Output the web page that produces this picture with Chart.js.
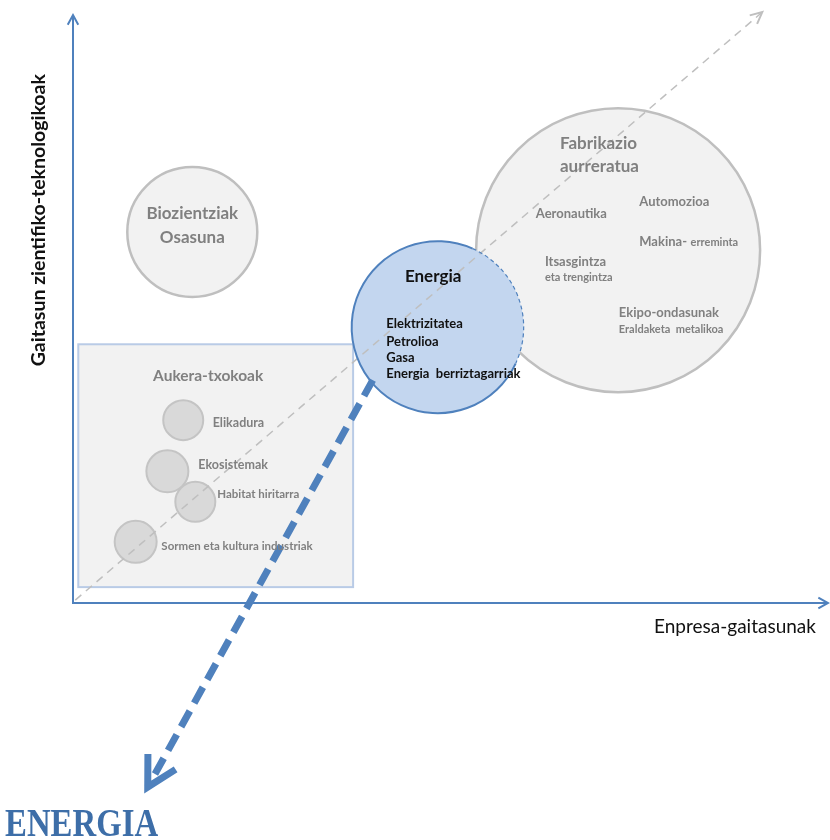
<!DOCTYPE html>
<html>
<head>
<meta charset="utf-8">
<script src="https://cdn.jsdelivr.net/npm/chart.js@4/dist/chart.umd.min.js"></script>
<style>
    html, body { margin: 0; padding: 0; background: #fff; }
    #wrap { width: 830px; height: 840px; position: relative; }
</style>
</head>
<body>
<div id="wrap"><canvas id="matrixChart"></canvas></div>
<script>
// main areas (x = enpresa-gaitasunak, y = gaitasun zientifiko-teknologikoak, r = bubble radius)
const clusterNames = ['Biozientziak Osasuna', 'Fabrikazio aurreratua', 'Energia'];
const clusterX = [15.8, 72.2, 48.3];
const clusterY = [63.1, 60.0, 46.9];
const clusterR = [65, 142, 86];

// aukera-txokoak
const nicheNames = ['Elikadura', 'Ekosistemak', 'Habitat hiritarra', 'Sormen eta kultura industriak'];
const nicheX = [14.6, 12.5, 16.2, 8.3];
const nicheY = [31.1, 22.4, 17.2, 10.4];
const nicheR = [20, 21, 20, 21];

const boxX = [0.7, 37.1];
const boxY = [2.7, 44.0];
const diagonalX = [0.3, 91.3];
const diagonalY = [0.5, 100.5];
const focusX = [39.7, 9.9];
const focusY = [37.9, -31.3];

const GRAY = '#808080';
const BLUE = '#4f81bd';

// text placed in data units
const labels = [
    { t: 'Biozientziak', x: 15.8, y: 66.2, f: 'bold 17px Lato', c: GRAY, a: 'center' },
    { t: 'Osasuna', x: 15.8, y: 62.1, f: 'bold 17px Lato', c: GRAY, a: 'center' },
    { t: 'Fabrikazio', x: 64.5, y: 78.1, f: 'bold 17px Lato', c: GRAY },
    { t: 'aurreratua', x: 64.5, y: 74.3, f: 'bold 17px Lato', c: GRAY },
    { t: 'Aeronautika', x: 61.3, y: 66.2, f: 'bold 13px Lato', c: GRAY },
    { t: 'Automozioa', x: 75.0, y: 68.2, f: 'bold 13px Lato', c: GRAY },
    { t: 'Makina-', x: 75.0, y: 61.4, f: 'bold 13px Lato', c: GRAY },
    { t: 'erreminta', x: 81.8, y: 61.4, f: 'bold 11px Lato', c: GRAY },
    { t: 'Itsasgintza', x: 62.5, y: 58.0, f: 'bold 13px Lato', c: GRAY },
    { t: 'eta trengintza', x: 62.5, y: 55.3, f: 'bold 11px Lato', c: GRAY },
    { t: 'Ekipo-ondasunak', x: 72.3, y: 49.3, f: 'bold 13px Lato', c: GRAY },
    { t: 'Eraldaketa  metalikoa', x: 72.3, y: 46.6, f: 'bold 11px Lato', c: GRAY },
    { t: 'Energia', x: 47.7, y: 55.5, f: 'bold 17px Lato', c: '#111', a: 'center' },
    { t: 'Elektrizitatea', x: 41.5, y: 47.4, f: 'bold 13px Lato', c: '#111' },
    { t: 'Petrolioa', x: 41.5, y: 44.5, f: 'bold 13px Lato', c: '#111' },
    { t: 'Gasa', x: 41.5, y: 41.7, f: 'bold 13px Lato', c: '#111' },
    { t: 'Energia  berriztagarriak', x: 41.5, y: 38.9, f: 'bold 13px Lato', c: '#111' },
    { t: 'Aukera-txokoak', x: 17.9, y: 38.6, f: 'bold 15.5px Lato', c: GRAY, a: 'center' },
    { t: 'Elikadura', x: 18.5, y: 30.6, f: 'bold 12.5px Lato', c: GRAY },
    { t: 'Ekosistemak', x: 16.6, y: 23.5, f: 'bold 12.5px Lato', c: GRAY },
    { t: 'Habitat hiritarra', x: 19.1, y: 18.5, f: 'bold 11.5px Lato', c: GRAY },
    { t: 'Sormen eta kultura industriak', x: 11.7, y: 9.7, f: 'bold 11.5px Lato', c: GRAY },
    { t: 'Enpresa-gaitasunak', x: 98.4, y: -4.1, f: '19px Lato', c: '#111', a: 'right' }
];

function chevron(ctx, tipX, tipY, angle, len, spread) {
    ctx.beginPath();
    ctx.moveTo(tipX - len * Math.cos(angle - spread), tipY - len * Math.sin(angle - spread));
    ctx.lineTo(tipX, tipY);
    ctx.lineTo(tipX - len * Math.cos(angle + spread), tipY - len * Math.sin(angle + spread));
    ctx.stroke();
}

const diagramPlugin = {
    id: 'diagram',
    beforeDatasetsDraw(chart) {
        const { ctx, scales: { x, y } } = chart;
        ctx.save();
        // aukera-txokoak box
        const bx = x.getPixelForValue(boxX[0]), by = y.getPixelForValue(boxY[1]);
        const bw = x.getPixelForValue(boxX[1]) - bx, bh = y.getPixelForValue(boxY[0]) - by;
        ctx.fillStyle = '#f2f2f2';
        ctx.fillRect(bx, by, bw, bh);
        ctx.strokeStyle = '#b9cbe6';
        ctx.lineWidth = 2;
        ctx.strokeRect(bx, by, bw, bh);
        // axes
        const ox = x.getPixelForValue(0), oy = y.getPixelForValue(0);
        const top = y.getPixelForValue(100), right = x.getPixelForValue(100);
        ctx.strokeStyle = BLUE;
        ctx.lineWidth = 2;
        ctx.beginPath();
        ctx.moveTo(ox, top);
        ctx.lineTo(ox, oy);
        ctx.lineTo(right, oy);
        ctx.stroke();
        chevron(ctx, ox, top, -Math.PI / 2, 11, 0.5);
        chevron(ctx, right, oy, 0, 11, 0.5);
        ctx.restore();
    },
    afterDatasetsDraw(chart) {
        const { ctx, scales: { x, y } } = chart;
        ctx.save();
        // energia outline: solid on the left, dashed where it meets fabrikazio
        const ex = x.getPixelForValue(clusterX[2]), ey = y.getPixelForValue(clusterY[2]), er = clusterR[2];
        ctx.strokeStyle = BLUE;
        ctx.lineWidth = 2;
        ctx.beginPath();
        ctx.arc(ex, ey, er, 25 * Math.PI / 180, 294 * Math.PI / 180);
        ctx.stroke();
        ctx.lineWidth = 1.2;
        ctx.setLineDash([4, 3]);
        ctx.beginPath();
        ctx.arc(ex, ey, er, -66 * Math.PI / 180, 25 * Math.PI / 180);
        ctx.stroke();
        ctx.setLineDash([]);

        // arrow heads of the two dashed lines
        const d0x = x.getPixelForValue(diagonalX[0]), d0y = y.getPixelForValue(diagonalY[0]);
        const d1x = x.getPixelForValue(diagonalX[1]), d1y = y.getPixelForValue(diagonalY[1]);
        ctx.strokeStyle = '#bfbfbf';
        ctx.lineWidth = 2;
        chevron(ctx, d1x, d1y, Math.atan2(d1y - d0y, d1x - d0x), 13, 0.45);
        const f0x = x.getPixelForValue(focusX[0]), f0y = y.getPixelForValue(focusY[0]);
        const f1x = x.getPixelForValue(focusX[1]), f1y = y.getPixelForValue(focusY[1]);
        ctx.strokeStyle = BLUE;
        ctx.lineWidth = 7;
        ctx.lineJoin = 'miter';
        chevron(ctx, f1x, f1y, Math.atan2(f1y - f0y, f1x - f0x), 33, 0.5);

        // texts
        ctx.textBaseline = 'middle';
        labels.forEach((l) => {
            ctx.font = l.f;
            ctx.fillStyle = l.c;
            ctx.textAlign = l.a || 'left';
            ctx.fillText(l.t, x.getPixelForValue(l.x), y.getPixelForValue(l.y));
        });
        // y axis title
        ctx.save();
        ctx.translate(x.getPixelForValue(-4.6), y.getPixelForValue(65.1));
        ctx.rotate(-Math.PI / 2);
        ctx.font = 'bold 19.5px Lato';
        ctx.fillStyle = '#111';
        ctx.textAlign = 'center';
        ctx.fillText('Gaitasun zientifiko-teknologikoak', 0, 0);
        ctx.restore();
        // big title under the arrow
        ctx.save();
        ctx.translate(x.getPixelForValue(-9.0), y.getPixelForValue(-39.6));
        ctx.scale(0.82, 1);
        ctx.font = 'bold 40px "Liberation Serif"';
        ctx.fillStyle = '#3d6ea8';
        ctx.textAlign = 'left';
        ctx.textBaseline = 'alphabetic';
        ctx.fillText('ENERGIA', 0, 0);
        ctx.restore();
        ctx.restore();
    }
};

const toPoints = (xs, ys, rs) => xs.map((v, i) => (rs ? { x: v, y: ys[i], r: rs[i] } : { x: v, y: ys[i] }));

new Chart(document.getElementById('matrixChart'), {
    type: 'bubble',
    data: {
        datasets: [
            {
                label: 'Focus', type: 'line', order: 1, data: toPoints(focusX, focusY),
                borderColor: BLUE, borderWidth: 7, borderDash: [18, 9], pointRadius: 0, fill: false, clip: false
            },
            {
                label: 'Diagonal', type: 'line', order: 2, data: toPoints(diagonalX, diagonalY),
                borderColor: '#bfbfbf', borderWidth: 1.5, borderDash: [8, 6], pointRadius: 0, fill: false, clip: false
            },
            {
                label: 'Aukera-txokoak', order: 3, data: toPoints(nicheX, nicheY, nicheR),
                backgroundColor: '#d9d9d9', borderColor: '#c4c4c4', borderWidth: 2, clip: false
            },
            {
                label: clusterNames[2], order: 4, data: toPoints(clusterX.slice(2), clusterY.slice(2), clusterR.slice(2)),
                backgroundColor: '#c3d6ef', borderWidth: 0, clip: false
            },
            {
                label: 'Clusters', order: 5, data: toPoints(clusterX.slice(0, 2), clusterY.slice(0, 2), clusterR.slice(0, 2)),
                backgroundColor: '#f2f2f2', borderColor: '#bfbfbf', borderWidth: 2.5, clip: false
            }
        ]
    },
    options: {
        responsive: true,
        maintainAspectRatio: false,
        animation: false,
        events: [],
        layout: { autoPadding: false, padding: { left: 73, right: 2, top: 15, bottom: 237 } },
        plugins: { legend: { display: false }, tooltip: { enabled: false } },
        scales: {
            x: { type: 'linear', min: 0, max: 100, display: false },
            y: { type: 'linear', min: 0, max: 100, display: false }
        }
    },
    plugins: [diagramPlugin]
});
</script>
</body>
</html>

- - -

Omit the pictures, then repeat exactly each line from the beginning of the listing through the line with "const BLUE = '#4f81bd';".

Output the web page that produces this picture with Chart.js.
<!DOCTYPE html>
<html>
<head>
<meta charset="utf-8">
<script src="https://cdn.jsdelivr.net/npm/chart.js@4/dist/chart.umd.min.js"></script>
<style>
    html, body { margin: 0; padding: 0; background: #fff; }
    #wrap { width: 830px; height: 840px; position: relative; }
</style>
</head>
<body>
<div id="wrap"><canvas id="matrixChart"></canvas></div>
<script>
// main areas (x = enpresa-gaitasunak, y = gaitasun zientifiko-teknologikoak, r = bubble radius)
const clusterNames = ['Biozientziak Osasuna', 'Fabrikazio aurreratua', 'Energia'];
const clusterX = [15.8, 72.2, 48.3];
const clusterY = [63.1, 60.0, 46.9];
const clusterR = [65, 142, 86];

// aukera-txokoak
const nicheNames = ['Elikadura', 'Ekosistemak', 'Habitat hiritarra', 'Sormen eta kultura industriak'];
const nicheX = [14.6, 12.5, 16.2, 8.3];
const nicheY = [31.1, 22.4, 17.2, 10.4];
const nicheR = [20, 21, 20, 21];

const boxX = [0.7, 37.1];
const boxY = [2.7, 44.0];
const diagonalX = [0.3, 91.3];
const diagonalY = [0.5, 100.5];
const focusX = [39.7, 9.9];
const focusY = [37.9, -31.3];

const GRAY = '#808080';
const BLUE = '#4f81bd';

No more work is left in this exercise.